Selene gazed at her daughter with a pained heart, who had been forcibly separated from her since birth. “Maggie, I’m sorry. I didn’t know you’ve been through so much. Believe me, letting you leave me wasn’t my intention. I love you. You’re my only daughter, and I love you more than anyone else in the world. Just like you love the two unborn children in your belly.”
Maggie stubbornly wiped away her tears, “I’m not blaming you; I’m just confused. When I was a child, I envied others who had mothers. Then Alisa appeared. She was both a sister and a mother. She protected and cherished me, but I still wanted a real mother. My very own mother. But you never appeared.”
“I missed you, Mom. I missed you so much. Even though I’ve never seen you, I still missed you.”
Selene waved her over gently, “Come here, my child, come to me.”
Maggie approached her, and the woman embraced her. She still had body heat, a temperature wrapped in clouds and kissed by the sun. She exuded a unique fragrance that was hard to describe. Maggie held her tightly, “Mom.”
“I’m so sorry it took so long to see you,” Selene stroked Maggie’s cheek. After Maggie arrived at the Blue Moon Pack, Elizabeth and Thomas had done everything to help her regain her health. She wasn’t as thin as before, but she was still a little person, as if she could be blown away by the wind at any moment.
If possible, Selene wished she could keep her by her side, feed her cookies, give her milk, wipe away the food residue from her lips when she ate, and console her when she cried. She wanted to see her in beautiful dresses, her hair and skirt swirling in the wind, to teach her the ways of the world. It didn’t matter whether she became a werewolf or a human, a vampire or any other race. She only wished for her to grow up healthy and happy, and to lead a life filled with joy and happiness.

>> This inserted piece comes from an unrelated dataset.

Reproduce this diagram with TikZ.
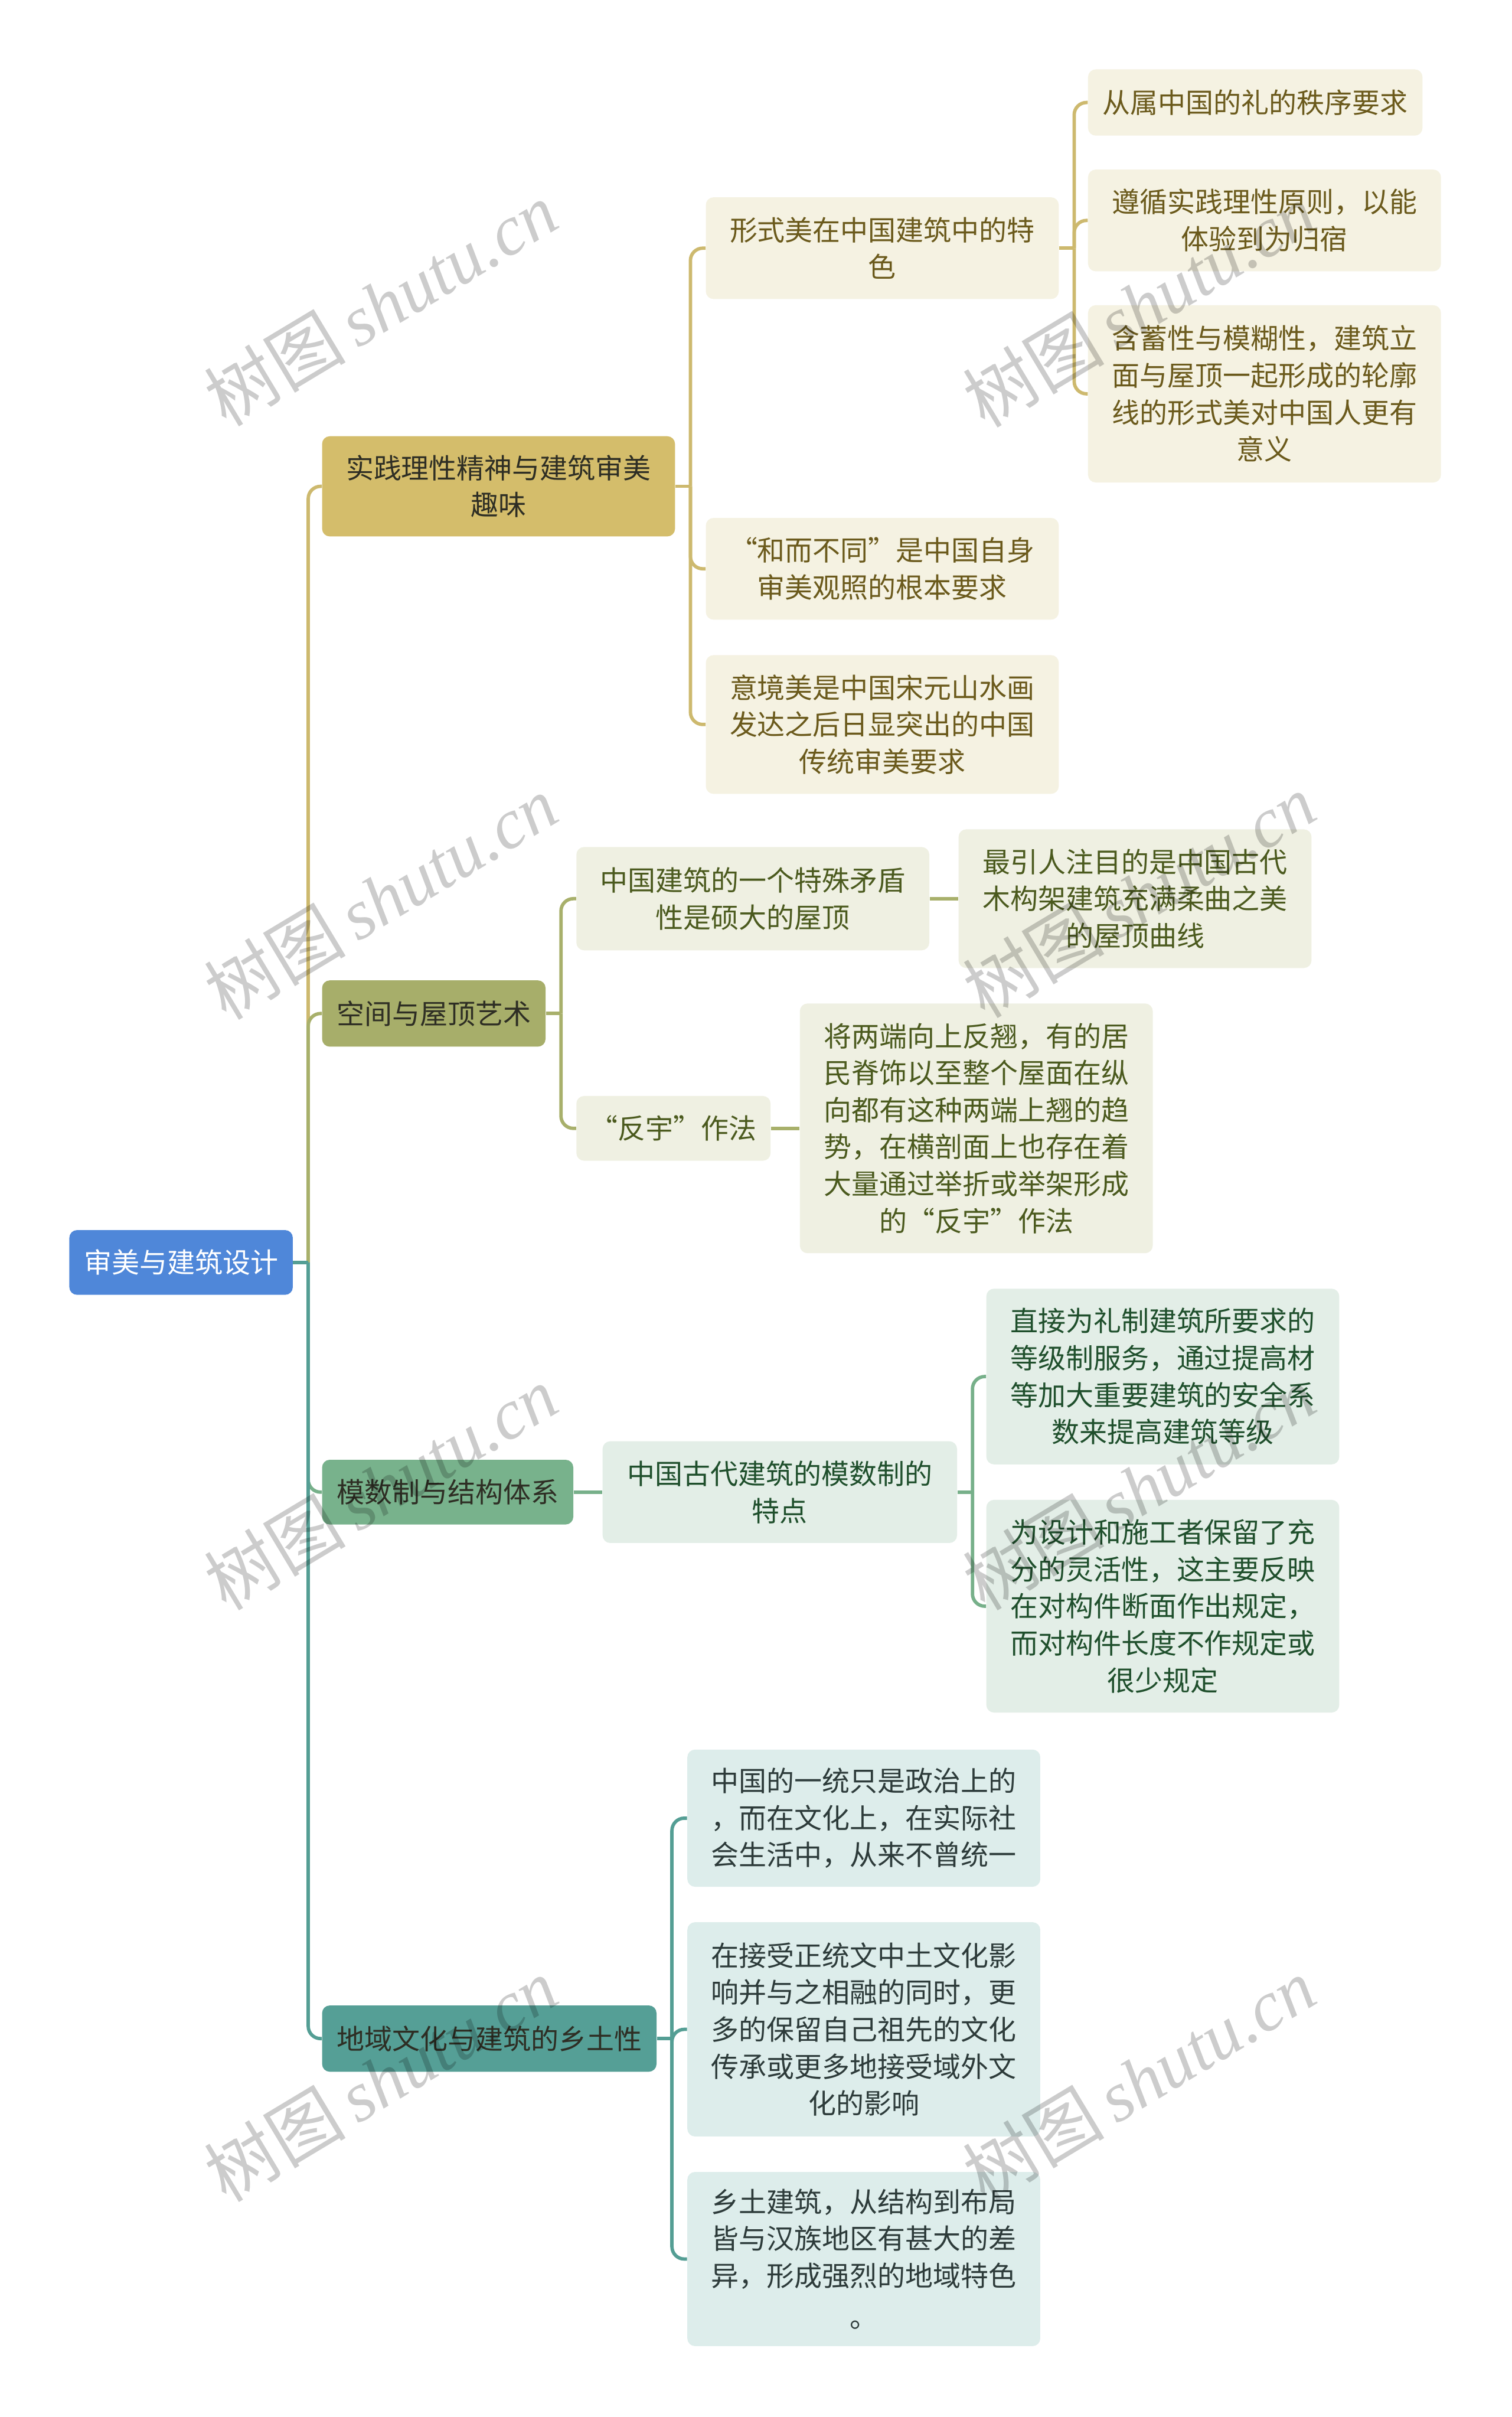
\documentclass[tikz,border=0pt]{standalone}
\usepackage{fontspec}
\setmainfont{Noto Sans CJK SC}
\newfontfamily\wmlatin{Liberation Serif}
\definecolor{rootfill}{HTML}{4F87D9}
\definecolor{goldfill}{HTML}{D4BD6B}
\definecolor{goldline}{HTML}{CDB96E}
\definecolor{goldlight}{HTML}{F5F2E2}
\definecolor{goldtext}{HTML}{6B5A1C}
\definecolor{olivefill}{HTML}{A7AE6A}
\definecolor{oliveline}{HTML}{A8B06B}
\definecolor{olivelight}{HTML}{EFF0E2}
\definecolor{olivetext}{HTML}{4B5A1E}
\definecolor{greenfill}{HTML}{78B28C}
\definecolor{greenline}{HTML}{77B08A}
\definecolor{greenlight}{HTML}{E3EEE7}
\definecolor{greentext}{HTML}{1F4F2C}
\definecolor{tealfill}{HTML}{559F96}
\definecolor{tealline}{HTML}{549E94}
\definecolor{teallight}{HTML}{DDEDEB}
\definecolor{tealtext}{HTML}{2D3B3A}
\definecolor{darktext}{HTML}{2E2E24}
\tikzset{
  box/.style={rounded corners=5pt, align=center, inner sep=0pt, font=\fontsize{18pt}{24pt}\selectfont},
  rootbox/.style={box, fill=rootfill, text=white},
  goldmain/.style={box, fill=goldfill, text=darktext},
  goldsub/.style={box, fill=goldlight, text=goldtext},
  olivemain/.style={box, fill=olivefill, text=darktext},
  olivesub/.style={box, fill=olivelight, text=olivetext},
  greenmain/.style={box, fill=greenfill, text=darktext},
  greensub/.style={box, fill=greenlight, text=greentext},
  tealmain/.style={box, fill=tealfill, text=darktext},
  tealsub/.style={box, fill=teallight, text=tealtext},
  conn/.style={line width=2.2pt, rounded corners=8pt},
  goldconn/.style={conn, draw=goldline},
  oliveconn/.style={conn, draw=oliveline},
  greenconn/.style={conn, draw=greenline},
  tealconn/.style={conn, draw=tealline},
  wm/.style={rotate=31, text=black, opacity=0.2, inner sep=0pt}
}
\begin{document}
\begin{tikzpicture}[x=1pt, y=-1pt]
\useasboundingbox (0,0) rectangle (981,1568);
\fill[white] (0,0) rectangle (981,1568);

% nodes
\node[rootbox, minimum width=145pt, minimum height=42pt] (root) at (117.5,819) {审美与建筑设计};

\node[goldmain, minimum width=229pt, minimum height=65pt] (b1) at (323.5,315.5) {实践理性精神与建筑审美\\趣味};
\node[goldsub, minimum width=229pt, minimum height=66pt] (c1) at (572.5,161) {形式美在中国建筑中的特\\色};
\node[goldsub, minimum width=229pt, minimum height=66pt] (c2) at (572.5,369) {“和而不同”是中国自身\\审美观照的根本要求};
\node[goldsub, minimum width=229pt, minimum height=90pt] (c3) at (572.5,470) {意境美是中国宋元山水画\\发达之后日显突出的中国\\传统审美要求};
\node[goldsub, minimum width=217pt, minimum height=43pt] (g1) at (814.5,66.5) {从属中国的礼的秩序要求};
\node[goldsub, minimum width=229pt, minimum height=66pt] (g2) at (820.5,143) {遵循实践理性原则，以能\\体验到为归宿};
\node[goldsub, minimum width=229pt, minimum height=115pt] (g3) at (820.5,255.5) {含蓄性与模糊性，建筑立\\面与屋顶一起形成的轮廓\\线的形式美对中国人更有\\意义};

\node[olivemain, minimum width=145pt, minimum height=43pt] (b2) at (281.5,657.5) {空间与屋顶艺术};
\node[olivesub, minimum width=229pt, minimum height=67pt] (c4) at (488.5,583) {中国建筑的一个特殊矛盾\\性是硕大的屋顶};
\node[olivesub, minimum width=126pt, minimum height=42pt] (c5) at (437,732) {“反宇”作法};
\node[olivesub, minimum width=229pt, minimum height=90pt] (g4) at (736.5,583) {最引人注目的是中国古代\\木构架建筑充满柔曲之美\\的屋顶曲线};
\node[olivesub, minimum width=229pt, minimum height=162pt] (g5) at (633.5,732) {将两端向上反翘，有的居\\民脊饰以至整个屋面在纵\\向都有这种两端上翘的趋\\势，在横剖面上也存在着\\大量通过举折或举架形成\\的“反宇”作法};

\node[greenmain, minimum width=163pt, minimum height=42pt] (b3) at (290.5,968) {模数制与结构体系};
\node[greensub, minimum width=230pt, minimum height=66pt] (c6) at (506,968) {中国古代建筑的模数制的\\特点};
\node[greensub, minimum width=229pt, minimum height=114pt] (g6) at (754.5,893) {直接为礼制建筑所要求的\\等级制服务，通过提高材\\等加大重要建筑的安全系\\数来提高建筑等级};
\node[greensub, minimum width=229pt, minimum height=138pt] (g7) at (754.5,1042) {为设计和施工者保留了充\\分的灵活性，这主要反映\\在对构件断面作出规定，\\而对构件长度不作规定或\\很少规定};

\node[tealmain, minimum width=217pt, minimum height=43pt] (b4) at (317.5,1322.5) {地域文化与建筑的乡土性};
\node[tealsub, minimum width=229pt, minimum height=89pt] (c7) at (560.5,1179.5) {中国的一统只是政治上的\\，而在文化上，在实际社\\会生活中，从来不曾统一};
\node[tealsub, minimum width=229pt, minimum height=139pt] (c8) at (560.5,1316.5) {在接受正统文中土文化影\\响并与之相融的同时，更\\多的保留自己祖先的文化\\传承或更多地接受域外文\\化的影响};
\node[tealsub, minimum width=229pt, minimum height=113pt] (c9) at (560.5,1465.5) {乡土建筑，从结构到布局\\皆与汉族地区有甚大的差\\异，形成强烈的地域特色\\[3pt]。};

% junction coordinates
\coordinate (rt) at (200,819);
\coordinate (j1) at (448,315.5);
\coordinate (jc1) at (697,161);
\coordinate (j2) at (364,657.5);
\coordinate (j3) at (631,968);
\coordinate (j4) at (436,1322.5);

% trunk connectors
\draw[goldconn] (rt) |- (b1.west);
\draw[oliveconn] (rt) |- (b2.west);
\draw[greenconn] (rt) |- (b3.west);
\draw[tealconn] (rt) |- (b4.west);
\draw[tealconn] (root.east) -- (rt);

% gold branch
\draw[goldconn] (b1.east) -- (j1);
\draw[goldconn] (j1) |- (c1.west);
\draw[goldconn] (j1) |- (c2.west);
\draw[goldconn] (j1) |- (c3.west);
\draw[goldconn] (c1.east) -- (jc1);
\draw[goldconn] (jc1) |- (g1.west);
\draw[goldconn] (jc1) |- (g2.west);
\draw[goldconn] (jc1) |- (g3.west);

% olive branch
\draw[oliveconn] (b2.east) -- (j2);
\draw[oliveconn] (j2) |- (c4.west);
\draw[oliveconn] (j2) |- (c5.west);
\draw[oliveconn] (c4.east) -- (g4.west);
\draw[oliveconn] (c5.east) -- (g5.west);

% green branch
\draw[greenconn] (b3.east) -- (c6.west);
\draw[greenconn] (c6.east) -- (j3);
\draw[greenconn] (j3) |- (g6.west);
\draw[greenconn] (j3) |- (g7.west);

% teal branch
\draw[tealconn] (b4.east) -- (j4);
\draw[tealconn] (j4) |- (c7.west);
\draw[tealconn] (j4) |- (c8.west);
\draw[tealconn] (j4) |- (c9.west);

% watermarks
\foreach \wx/\wy [count=\i] in {247/197, 247/582, 247/965, 247/1349, 739/198, 739/581, 739/965, 739/1349}{
  \node[wm] (wm\i) at (\wx,\wy) {\fontsize{46pt}{46pt}\selectfont 树图\,{\wmlatin\itshape shutu.cn}};
}
\end{tikzpicture}
\end{document}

But it was impossible. From the day she became a deity, she knew that her daughter’s life would be as turbulent as her own, as the path to godhood was always fraught with twists and turns. They often had to face more disasters they didn’t want to face, endure unbearable pain that only they knew. Outsiders couldn’t glimpse even a fraction of their secrets.
“I am a fallen deity with no surplus power. The very act of merging Aldrich and his wolf was difficult. The little power left couldn’t support me in finding you. I could only wait for the day you became aware of the power within you and sought me out.”
Aldrich?
Maggie exclaimed in surprise, “You’ve already met Aldrich and the silver wolf?”